Task brief:
Output the full listing below exactly, without the pictures.

Data excerpt:
>> START

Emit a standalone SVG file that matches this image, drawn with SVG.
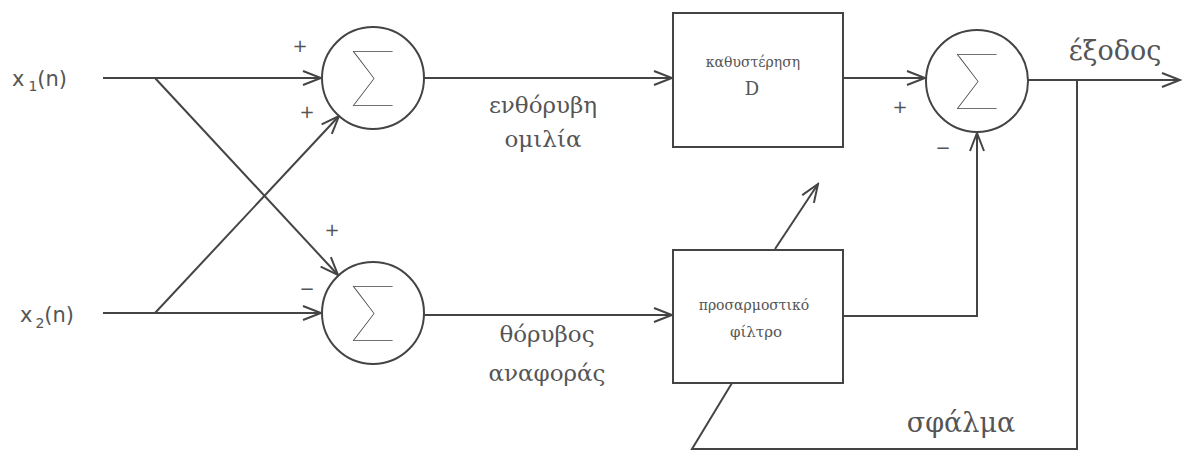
<svg xmlns="http://www.w3.org/2000/svg" width="1186" height="452" viewBox="0 0 1186 452">
<style>
.ln{fill:none;stroke:#444;stroke-width:2}
.nd{fill:#fff;stroke:#444;stroke-width:2}
.sig{font-family:Lato,"Open Sans",sans-serif;font-weight:100;font-size:78px;fill:#444;text-anchor:middle}
.gr{font-family:"DejaVu Serif","Liberation Serif",serif;fill:#555;text-anchor:middle}
.sg{font-family:"DejaVu Sans","Liberation Sans",sans-serif;fill:#555;text-anchor:middle}
.st{text-anchor:start}
</style>
<defs>
<marker id="ah" markerWidth="22" markerHeight="18" refX="20" refY="9" orient="auto" markerUnits="userSpaceOnUse">
<path d="M2,2 L20,9 L2,16" fill="none" stroke="#444" stroke-width="2"/>
</marker>
</defs>
<g id="connectors">
<path class="ln" d="M103,78 H321" marker-end="url(#ah)"/>
<path class="ln" d="M103,313 H321" marker-end="url(#ah)"/>
<path class="ln" d="M155,78 L338,275" marker-end="url(#ah)"/>
<path class="ln" d="M155,313 L339,116" marker-end="url(#ah)"/>
<path class="ln" d="M424,78 H672" marker-end="url(#ah)"/>
<path class="ln" d="M424,315 H672" marker-end="url(#ah)"/>
<path class="ln" d="M843,78 H925" marker-end="url(#ah)"/>
<path class="ln" d="M843,316 H977 V133" marker-end="url(#ah)"/>
<path class="ln" d="M1028,80 H1180" marker-end="url(#ah)"/>
<path class="ln" d="M1077,80 V449 H692 L732,383"/>
<path class="ln" d="M775,249 L818,184" marker-end="url(#ah)"/>
</g>
<g id="sum1"><circle class="nd" cx="373" cy="78" r="51"/><text class="sig" x="373" y="106">Σ</text></g>
<g id="sum2"><circle class="nd" cx="373" cy="313" r="51"/><text class="sig" x="373" y="341">Σ</text></g>
<g id="sum3"><circle class="nd" cx="977" cy="81" r="51"/><text class="sig" x="977" y="109">Σ</text></g>
<g id="delay"><rect class="nd" x="673" y="13" width="170" height="134"/>
<text class="gr" x="753" y="67" font-size="14">καθυστέρηση</text>
<text class="gr" x="752" y="95" font-size="18">D</text></g>
<g id="filter"><rect class="nd" x="673" y="250" width="170" height="133"/>
<text class="gr" x="754" y="310" font-size="14">προσαρμοστικό</text>
<text class="gr" x="756" y="337" font-size="15">φίλτρο</text></g>
<g id="labels">
<text class="sg st" x="12" y="86" font-size="21">x<tspan dx="4" dy="5" font-size="14">1</tspan><tspan dy="-5">(n)</tspan></text>
<text class="sg st" x="20" y="322" font-size="21">x<tspan dx="3" dy="6" font-size="14">2</tspan><tspan dy="-6">(n)</tspan></text>
<text class="sg" x="300" y="52" font-size="18">+</text>
<text class="sg" x="307" y="118" font-size="18">+</text>
<text class="sg" x="332" y="236" font-size="18">+</text>
<text class="sg" x="307" y="295" font-size="18">−</text>
<text class="sg" x="900" y="113" font-size="18">+</text>
<text class="sg" x="943" y="154" font-size="18">−</text>
<text class="gr" x="543" y="113" font-size="23">ενθόρυβη</text>
<text class="gr" x="543" y="147" font-size="23">ομιλία</text>
<text class="gr" x="547" y="342" font-size="23">θόρυβος</text>
<text class="gr" x="547" y="381" font-size="23">αναφοράς</text>
<text class="gr" x="1115" y="60" font-size="27">έξοδος</text>
<text class="gr" x="961" y="432" font-size="27">σφάλμα</text>
</g>
</svg>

>> END

Correct answer:
Emit a standalone SVG file that matches this image, drawn with SVG.
<svg xmlns="http://www.w3.org/2000/svg" width="1186" height="452" viewBox="0 0 1186 452">
<style>
.ln{fill:none;stroke:#444;stroke-width:2}
.nd{fill:#fff;stroke:#444;stroke-width:2}
.sig{font-family:Lato,"Open Sans",sans-serif;font-weight:100;font-size:78px;fill:#444;text-anchor:middle}
.gr{font-family:"DejaVu Serif","Liberation Serif",serif;fill:#555;text-anchor:middle}
.sg{font-family:"DejaVu Sans","Liberation Sans",sans-serif;fill:#555;text-anchor:middle}
.st{text-anchor:start}
</style>
<defs>
<marker id="ah" markerWidth="22" markerHeight="18" refX="20" refY="9" orient="auto" markerUnits="userSpaceOnUse">
<path d="M2,2 L20,9 L2,16" fill="none" stroke="#444" stroke-width="2"/>
</marker>
</defs>
<g id="connectors">
<path class="ln" d="M103,78 H321" marker-end="url(#ah)"/>
<path class="ln" d="M103,313 H321" marker-end="url(#ah)"/>
<path class="ln" d="M155,78 L338,275" marker-end="url(#ah)"/>
<path class="ln" d="M155,313 L339,116" marker-end="url(#ah)"/>
<path class="ln" d="M424,78 H672" marker-end="url(#ah)"/>
<path class="ln" d="M424,315 H672" marker-end="url(#ah)"/>
<path class="ln" d="M843,78 H925" marker-end="url(#ah)"/>
<path class="ln" d="M843,316 H977 V133" marker-end="url(#ah)"/>
<path class="ln" d="M1028,80 H1180" marker-end="url(#ah)"/>
<path class="ln" d="M1077,80 V449 H692 L732,383"/>
<path class="ln" d="M775,249 L818,184" marker-end="url(#ah)"/>
</g>
<g id="sum1"><circle class="nd" cx="373" cy="78" r="51"/><text class="sig" x="373" y="106">Σ</text></g>
<g id="sum2"><circle class="nd" cx="373" cy="313" r="51"/><text class="sig" x="373" y="341">Σ</text></g>
<g id="sum3"><circle class="nd" cx="977" cy="81" r="51"/><text class="sig" x="977" y="109">Σ</text></g>
<g id="delay"><rect class="nd" x="673" y="13" width="170" height="134"/>
<text class="gr" x="753" y="67" font-size="14">καθυστέρηση</text>
<text class="gr" x="752" y="95" font-size="18">D</text></g>
<g id="filter"><rect class="nd" x="673" y="250" width="170" height="133"/>
<text class="gr" x="754" y="310" font-size="14">προσαρμοστικό</text>
<text class="gr" x="756" y="337" font-size="15">φίλτρο</text></g>
<g id="labels">
<text class="sg st" x="12" y="86" font-size="21">x<tspan dx="4" dy="5" font-size="14">1</tspan><tspan dy="-5">(n)</tspan></text>
<text class="sg st" x="20" y="322" font-size="21">x<tspan dx="3" dy="6" font-size="14">2</tspan><tspan dy="-6">(n)</tspan></text>
<text class="sg" x="300" y="52" font-size="18">+</text>
<text class="sg" x="307" y="118" font-size="18">+</text>
<text class="sg" x="332" y="236" font-size="18">+</text>
<text class="sg" x="307" y="295" font-size="18">−</text>
<text class="sg" x="900" y="113" font-size="18">+</text>
<text class="sg" x="943" y="154" font-size="18">−</text>
<text class="gr" x="543" y="113" font-size="23">ενθόρυβη</text>
<text class="gr" x="543" y="147" font-size="23">ομιλία</text>
<text class="gr" x="547" y="342" font-size="23">θόρυβος</text>
<text class="gr" x="547" y="381" font-size="23">αναφοράς</text>
<text class="gr" x="1115" y="60" font-size="27">έξοδος</text>
<text class="gr" x="961" y="432" font-size="27">σφάλμα</text>
</g>
</svg>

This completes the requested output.